----- Material provided -----

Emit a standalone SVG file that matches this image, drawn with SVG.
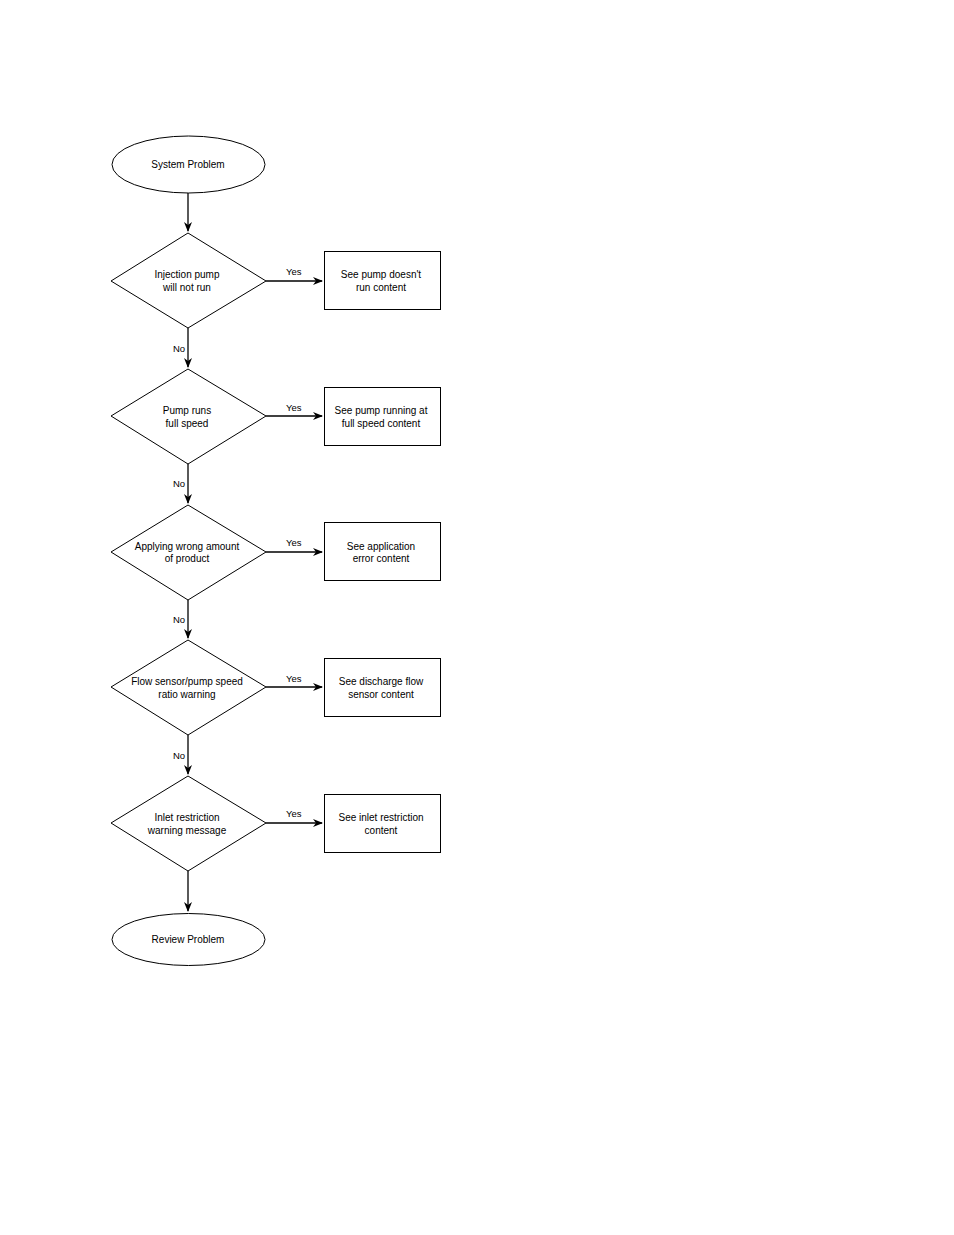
<svg xmlns="http://www.w3.org/2000/svg" width="954" height="1235" viewBox="0 0 954 1235">
<style>
.s{fill:#fff;stroke:#000;stroke-width:1}
.t{font-family:"Liberation Sans",Arial,sans-serif;font-size:10px;fill:#000;text-anchor:middle}
.l{font-family:"Liberation Sans",Arial,sans-serif;font-size:9.5px;fill:#000}
.c{stroke:#000;stroke-width:1.3;fill:none;marker-end:url(#a)}
</style>
<defs><marker id="a" markerWidth="10" markerHeight="8" refX="9" refY="4" orient="auto" markerUnits="userSpaceOnUse"><path d="M0,0 L10,4 L0,8 L3,4 Z" fill="#000"/></marker></defs>
<rect width="954" height="1235" fill="#fff"/>
<g id="connectors">
<path class="c" d="M188,193 V231"/>
<path class="c" d="M188,328 V367"/>
<path class="c" d="M188,464 V503"/>
<path class="c" d="M188,600 V638"/>
<path class="c" d="M188,735 V774"/>
<path class="c" d="M188,871 V911"/>
<path class="c" d="M266,281 H322"/>
<path class="c" d="M266,416 H322"/>
<path class="c" d="M266,552 H322"/>
<path class="c" d="M266,687 H322"/>
<path class="c" d="M266,823 H322"/>
<text class="l" x="286" y="275">Yes</text>
<text class="l" x="286" y="411">Yes</text>
<text class="l" x="286" y="546">Yes</text>
<text class="l" x="286" y="682">Yes</text>
<text class="l" x="286" y="817">Yes</text>
<text class="l" x="173" y="352">No</text>
<text class="l" x="173" y="487">No</text>
<text class="l" x="173" y="623">No</text>
<text class="l" x="173" y="759">No</text>
</g>
<g id="start"><ellipse class="s" cx="188.5" cy="164.5" rx="76.5" ry="28.5"/><text class="t" x="188" y="168">System Problem</text></g>
<g id="d1"><polygon class="s" points="188,233 266,281 188,328 111,281"/><text class="t" x="187" y="278">Injection pump</text><text class="t" x="187" y="291">will not run</text></g>
<g id="d2"><polygon class="s" points="188,369 266,416 188,464 111,416"/><text class="t" x="187" y="414">Pump runs</text><text class="t" x="187" y="427">full speed</text></g>
<g id="d3"><polygon class="s" points="188,505 266,552 188,600 111,552"/><text class="t" x="187" y="550">Applying wrong amount</text><text class="t" x="187" y="562">of product</text></g>
<g id="d4"><polygon class="s" points="188,640 266,687 188,735 111,687"/><text class="t" x="187" y="685">Flow sensor/pump speed</text><text class="t" x="187" y="698">ratio warning</text></g>
<g id="d5"><polygon class="s" points="188,776 266,823 188,871 111,823"/><text class="t" x="187" y="821">Inlet restriction</text><text class="t" x="187" y="834">warning message</text></g>
<g id="b1"><rect class="s" x="324.5" y="251.5" width="116" height="58"/><text class="t" x="381" y="278">See pump doesn't</text><text class="t" x="381" y="291">run content</text></g>
<g id="b2"><rect class="s" x="324.5" y="387.5" width="116" height="58"/><text class="t" x="381" y="414">See pump running at</text><text class="t" x="381" y="427">full speed content</text></g>
<g id="b3"><rect class="s" x="324.5" y="522.5" width="116" height="58"/><text class="t" x="381" y="550">See application</text><text class="t" x="381" y="562">error content</text></g>
<g id="b4"><rect class="s" x="324.5" y="658.5" width="116" height="58"/><text class="t" x="381" y="685">See discharge flow</text><text class="t" x="381" y="698">sensor content</text></g>
<g id="b5"><rect class="s" x="324.5" y="794.5" width="116" height="58"/><text class="t" x="381" y="821">See inlet restriction</text><text class="t" x="381" y="834">content</text></g>
<g id="end"><ellipse class="s" cx="188.5" cy="939.5" rx="76.5" ry="26"/><text class="t" x="188" y="943">Review Problem</text></g>
</svg>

-----

» Required work
Would you return the data exactly as written, without the pictures?

» Task result
Emit a standalone SVG file that matches this image, drawn with SVG.
<svg xmlns="http://www.w3.org/2000/svg" width="954" height="1235" viewBox="0 0 954 1235">
<style>
.s{fill:#fff;stroke:#000;stroke-width:1}
.t{font-family:"Liberation Sans",Arial,sans-serif;font-size:10px;fill:#000;text-anchor:middle}
.l{font-family:"Liberation Sans",Arial,sans-serif;font-size:9.5px;fill:#000}
.c{stroke:#000;stroke-width:1.3;fill:none;marker-end:url(#a)}
</style>
<defs><marker id="a" markerWidth="10" markerHeight="8" refX="9" refY="4" orient="auto" markerUnits="userSpaceOnUse"><path d="M0,0 L10,4 L0,8 L3,4 Z" fill="#000"/></marker></defs>
<rect width="954" height="1235" fill="#fff"/>
<g id="connectors">
<path class="c" d="M188,193 V231"/>
<path class="c" d="M188,328 V367"/>
<path class="c" d="M188,464 V503"/>
<path class="c" d="M188,600 V638"/>
<path class="c" d="M188,735 V774"/>
<path class="c" d="M188,871 V911"/>
<path class="c" d="M266,281 H322"/>
<path class="c" d="M266,416 H322"/>
<path class="c" d="M266,552 H322"/>
<path class="c" d="M266,687 H322"/>
<path class="c" d="M266,823 H322"/>
<text class="l" x="286" y="275">Yes</text>
<text class="l" x="286" y="411">Yes</text>
<text class="l" x="286" y="546">Yes</text>
<text class="l" x="286" y="682">Yes</text>
<text class="l" x="286" y="817">Yes</text>
<text class="l" x="173" y="352">No</text>
<text class="l" x="173" y="487">No</text>
<text class="l" x="173" y="623">No</text>
<text class="l" x="173" y="759">No</text>
</g>
<g id="start"><ellipse class="s" cx="188.5" cy="164.5" rx="76.5" ry="28.5"/><text class="t" x="188" y="168">System Problem</text></g>
<g id="d1"><polygon class="s" points="188,233 266,281 188,328 111,281"/><text class="t" x="187" y="278">Injection pump</text><text class="t" x="187" y="291">will not run</text></g>
<g id="d2"><polygon class="s" points="188,369 266,416 188,464 111,416"/><text class="t" x="187" y="414">Pump runs</text><text class="t" x="187" y="427">full speed</text></g>
<g id="d3"><polygon class="s" points="188,505 266,552 188,600 111,552"/><text class="t" x="187" y="550">Applying wrong amount</text><text class="t" x="187" y="562">of product</text></g>
<g id="d4"><polygon class="s" points="188,640 266,687 188,735 111,687"/><text class="t" x="187" y="685">Flow sensor/pump speed</text><text class="t" x="187" y="698">ratio warning</text></g>
<g id="d5"><polygon class="s" points="188,776 266,823 188,871 111,823"/><text class="t" x="187" y="821">Inlet restriction</text><text class="t" x="187" y="834">warning message</text></g>
<g id="b1"><rect class="s" x="324.5" y="251.5" width="116" height="58"/><text class="t" x="381" y="278">See pump doesn't</text><text class="t" x="381" y="291">run content</text></g>
<g id="b2"><rect class="s" x="324.5" y="387.5" width="116" height="58"/><text class="t" x="381" y="414">See pump running at</text><text class="t" x="381" y="427">full speed content</text></g>
<g id="b3"><rect class="s" x="324.5" y="522.5" width="116" height="58"/><text class="t" x="381" y="550">See application</text><text class="t" x="381" y="562">error content</text></g>
<g id="b4"><rect class="s" x="324.5" y="658.5" width="116" height="58"/><text class="t" x="381" y="685">See discharge flow</text><text class="t" x="381" y="698">sensor content</text></g>
<g id="b5"><rect class="s" x="324.5" y="794.5" width="116" height="58"/><text class="t" x="381" y="821">See inlet restriction</text><text class="t" x="381" y="834">content</text></g>
<g id="end"><ellipse class="s" cx="188.5" cy="939.5" rx="76.5" ry="26"/><text class="t" x="188" y="943">Review Problem</text></g>
</svg>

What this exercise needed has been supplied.